Speaker Deck's Technology Stack
Ever curious about what the software stack for programs you use looks like? I am, so I thought I’d share what Speaker Deck’s technology stack looks like right now, and then I can look back a year from now and see how much it has changed.
Speaker Deck is a simple application. You upload a pdf of a presentation that has been exported from Keynote, Powerpoint, or something similar, and it turns it into a deck of images that are easily viewed thru an HTML5 slide browser.

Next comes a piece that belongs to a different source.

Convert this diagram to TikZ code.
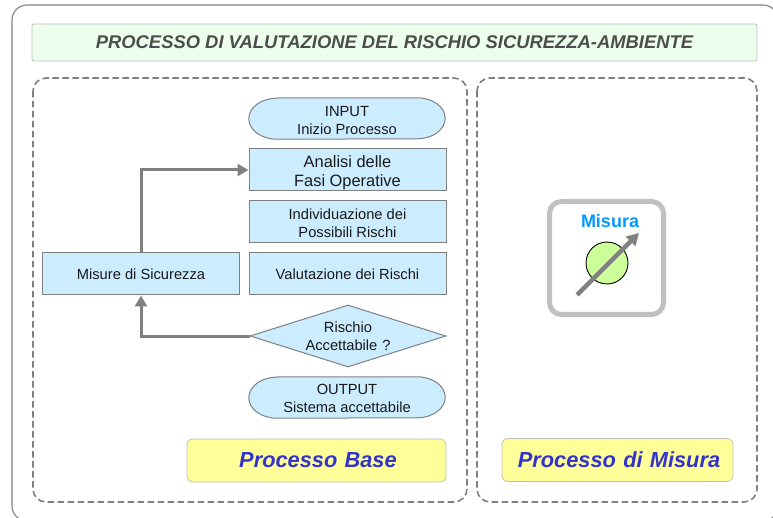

So what makes it tick? Here’s the rundown from a high level:
- Ruby on Rails web framework
- A bunch of ruby gems which I’ll list below
- MongoDB, a high-performance document-oriented database
- Redis is an advanced key-value store
- FOG is technically a ruby gem, which get their own section below, but had to mention it here as it makes storing files in the cloud super easy
Platform as a service and software as a service providers:
- Heroku is a platform for easily and quickly deploying, hosting, and scaling applications built on Ruby, Node.js, and now Clojure. A simple “git push heroku” lets us deploy to the cloud.
- MongoHQ is where we host our MongoDB database. They manage the servers so we don’t have to.
- Redis To Go is a hosted Redis database solution. We use Redis for job queues and Redis To Go lets us quickly scale our database to meet our needs at the time.
- Amazon Simple Storage Service, otherwise known as Amazon S3, is a quick and easy way for us to host thousands of slides and pdf’s without going broke. They charge by the gigabyte for bandwidth and storage and its darn cheap.
- rails 3.1
- Nunemaker’s fork of imanip
There are a few more pieces of software we use for testing but this post is already getting kind of long.
So what are you using in your software stack?